There are three common slot car scales (sizes): 1:24 scale, 1:32 scale, and so-called HO size. These are also commonly written as 1/24, 1/32, 1/87 and 1/64.
In 1957, Minimodels (UK) converted its Scalex 1:30 (later, 1:32) clockwork racers to electricity, creating the famous Scalextric line of slot-guided models, and Victory Industries (UK) introduced the VIP line, both companies eventually using the new plastic-molding technologies to provide controllable slot racers with authentic bodies in 1:32 scale for the mass market. Both lines included versatile sectional track for the home racer - or the home motorist; VIP produced sports cars and accessories slanted toward a "model roadways" theme, while Scalextric more successfully focused on Grand Prix racing.
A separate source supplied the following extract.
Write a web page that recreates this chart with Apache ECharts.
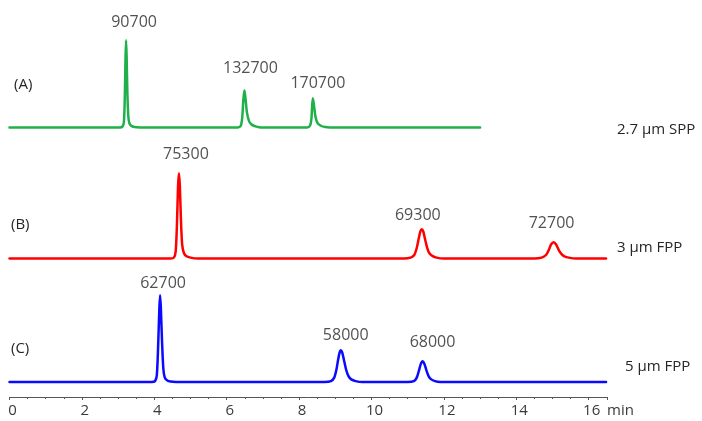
<!DOCTYPE html>
<html>
<head>
<meta charset="utf-8">
<script src="https://cdn.jsdelivr.net/npm/echarts@6/dist/echarts.min.js"></script>
<style>
  html, body { margin: 0; padding: 0; background: #fff; }
  #chart { width: 702px; height: 421px; }
</style>
</head>
<body>
<div id="chart"></div>
<script>
// Chromatogram traces: [retention time (min), detector signal (relative units)]
const traceA = [
  [0, 0], [3.05, 0], [3.12, 1], [3.16, 6], [3.185, 35], [3.205, 80], [3.22, 100], [3.235, 82], [3.255, 42], [3.28, 14], [3.31, 5], [3.36, 2], [3.45, 0.5], [3.6, 0],
  [6.30, 0], [6.39, 2], [6.43, 12], [6.46, 32], [6.49, 42.7], [6.52, 33], [6.56, 17], [6.62, 7], [6.70, 3], [6.82, 1], [6.95, 0],
  [8.22, 0], [8.30, 2], [8.34, 10], [8.36, 25], [8.38, 33.6], [8.41, 26], [8.45, 13], [8.51, 5], [8.60, 2], [8.72, 0.5], [8.85, 0],
  [13.0, 0]
];
const traceB = [
  [0, 0], [4.45, 0], [4.54, 1], [4.59, 8], [4.625, 38], [4.655, 82], [4.68, 97.7], [4.705, 84], [4.735, 45], [4.77, 16], [4.82, 6], [4.89, 2.5], [5.0, 1], [5.2, 0],
  [10.90, 0], [11.08, 1], [11.18, 4], [11.25, 12], [11.30, 22], [11.35, 31], [11.39, 33.6], [11.43, 31], [11.48, 22], [11.54, 12], [11.60, 6], [11.68, 3], [11.80, 1], [12.0, 0],
  [14.50, 0], [14.70, 1], [14.82, 4], [14.90, 10], [14.96, 16], [15.03, 18.7], [15.10, 16], [15.17, 10], [15.25, 5], [15.33, 2.5], [15.45, 1], [15.65, 0],
  [16.48, 0]
];
const traceC = [
  [0, 0], [3.92, 0], [4.02, 1], [4.07, 8], [4.105, 40], [4.14, 85], [4.16, 99.4], [4.18, 86], [4.215, 45], [4.25, 15], [4.29, 5], [4.35, 2], [4.45, 0.5], [4.6, 0],
  [8.70, 0], [8.88, 1], [8.97, 5], [9.03, 14], [9.08, 26], [9.12, 34], [9.15, 36.4], [9.19, 34], [9.24, 25], [9.30, 14], [9.36, 7], [9.44, 3], [9.56, 1], [9.75, 0],
  [11.0, 0], [11.17, 1], [11.25, 5], [11.31, 13], [11.36, 20.5], [11.41, 23.8], [11.46, 21], [11.52, 13], [11.58, 6.5], [11.65, 3], [11.75, 1], [11.9, 0],
  [16.48, 0]
];

// Peak apexes and plate counts
const peakTimesA = [3.22, 6.49, 8.38];
const peakHeightsA = [100, 42.7, 33.6];
const platesA = [90700, 132700, 170700];

const peakTimesB = [4.68, 11.39, 15.03];
const peakHeightsB = [97.7, 33.6, 18.7];
const platesB = [75300, 69300, 72700];

const peakTimesC = [4.16, 9.15, 11.41];
const peakHeightsC = [99.4, 36.4, 23.8];
const platesC = [62700, 58000, 68000];

const traceTags = ['(A)', '(B)', '(C)'];
const columnNames = ['2.7 \u00b5m SPP', '3 \u00b5m FPP', '5 \u00b5m FPP'];
const xTickStep = 2;
const xMax = 16.5;

// Layout / styling
const colors = ['#1fb04a', '#ff0000', '#0a0aff'];
const gridBaselines = [127.5, 258.5, 382];
const unitHeight = 87.3;          // pixels for 100 signal units
const axisDrop = 15;              // time axis sits this far below the last baseline
const plotLeft = 9.5;
const plotRight = 95.2;
const labelOffsets = [
  [[8, -18], [6, -22], [5, -15]],
  [[7, -19], [-4, -14], [-2, -19]],
  [[3, -12], [5, -15], [10, -19]]
];
const tagPos = [[14, 86], [11, 226], [11, 350]];
const namePos = [[617, 131], [617, 249], [625, 368]];
const font = '"Open Sans", "Noto Sans", sans-serif';
const textColor = '#262626';

const traces = [traceA, traceB, traceC];
const peaks = [
  [peakTimesA, peakHeightsA, platesA],
  [peakTimesB, peakHeightsB, platesB],
  [peakTimesC, peakHeightsC, platesC]
];

const grids = gridBaselines.map((b, i) => ({
  left: plotLeft,
  right: plotRight,
  top: b - unitHeight,
  height: unitHeight + (i === 2 ? axisDrop : 0)
}));

const xAxes = grids.map((g, i) => ({
  type: 'value',
  gridIndex: i,
  min: 0,
  max: xMax,
  interval: xTickStep,
  show: i === 2,
  axisLine: { show: true, onZero: false, lineStyle: { color: '#555', width: 1 } },
  axisTick: { show: true, length: 3, lineStyle: { color: '#555' } },
  minorTick: { show: true, splitNumber: 4, length: 2, lineStyle: { color: '#555' } },
  splitLine: { show: false },
  axisLabel: {
    color: '#3a3a3a',
    fontFamily: font,
    fontSize: 15,
    margin: 6,
    padding: [0, 0, 0, 6],
    formatter: v => (v % xTickStep === 0 ? String(v) : '')
  }
}));

const yAxes = grids.map((g, i) => ({
  type: 'value',
  gridIndex: i,
  min: i === 2 ? -100 * axisDrop / unitHeight : 0,
  max: 100,
  show: false
}));

const series = [];
traces.forEach((tr, i) => {
  series.push({
    type: 'line',
    xAxisIndex: i,
    yAxisIndex: i,
    data: tr,
    showSymbol: false,
    smooth: 0.25,
    clip: false,
    lineStyle: { color: colors[i], width: 2.5, join: 'round', cap: 'round' },
    silent: true,
    animation: false
  });
  const [t, h, n] = peaks[i];
  series.push({
    type: 'scatter',
    xAxisIndex: i,
    yAxisIndex: i,
    symbolSize: 0,
    clip: false,
    silent: true,
    animation: false,
    data: t.map((tt, k) => ({
      value: [tt, h[k]],
      label: { offset: labelOffsets[i][k] }
    })),
    label: {
      show: true,
      position: 'inside',
      color: textColor,
      fontFamily: font,
      fontSize: 16,
      formatter: p => String(n[p.dataIndex])
    }
  });
});

const graphic = [];
traceTags.forEach((tag, i) => {
  graphic.push({
    type: 'text', left: tagPos[i][0], top: tagPos[i][1] - 9,
    style: { text: tag, fill: textColor, font: '15px ' + font }
  });
  graphic.push({
    type: 'text', left: namePos[i][0], top: namePos[i][1] - 9,
    style: { text: columnNames[i], fill: textColor, font: '15px ' + font }
  });
});
graphic.push({
  type: 'text', left: 607, top: 403,
  style: { text: 'min', fill: '#3a3a3a', font: '15px ' + font }
});

const chart = echarts.init(document.getElementById('chart'));
chart.setOption({
  animation: false,
  grid: grids,
  xAxis: xAxes,
  yAxis: yAxes,
  series: series,
  graphic: graphic
});
</script>
</body>
</html>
As Scalextric became an instant hit, American hobbyists and manufacturers were adapting 1:24 car models to slots, and British-American engineer Derek Brand developed a tiny vibrator motor small enough to power model cars roughly in scale with HO and OO electric trains. In 1959, Playcraft division of Mettoy produced these in the UK, and a year later, Aurora Plastic Corp. released HO vibrator sets with huge success in the USA. The tiny cars fascinated the public, and their cost and space requirements were better suited to the average consumer than the larger scales. In only a year or two, Scalextric's 1:32 cars and Aurora's "Model Motoring" HO line had set off the "slot car craze" of the 1960s.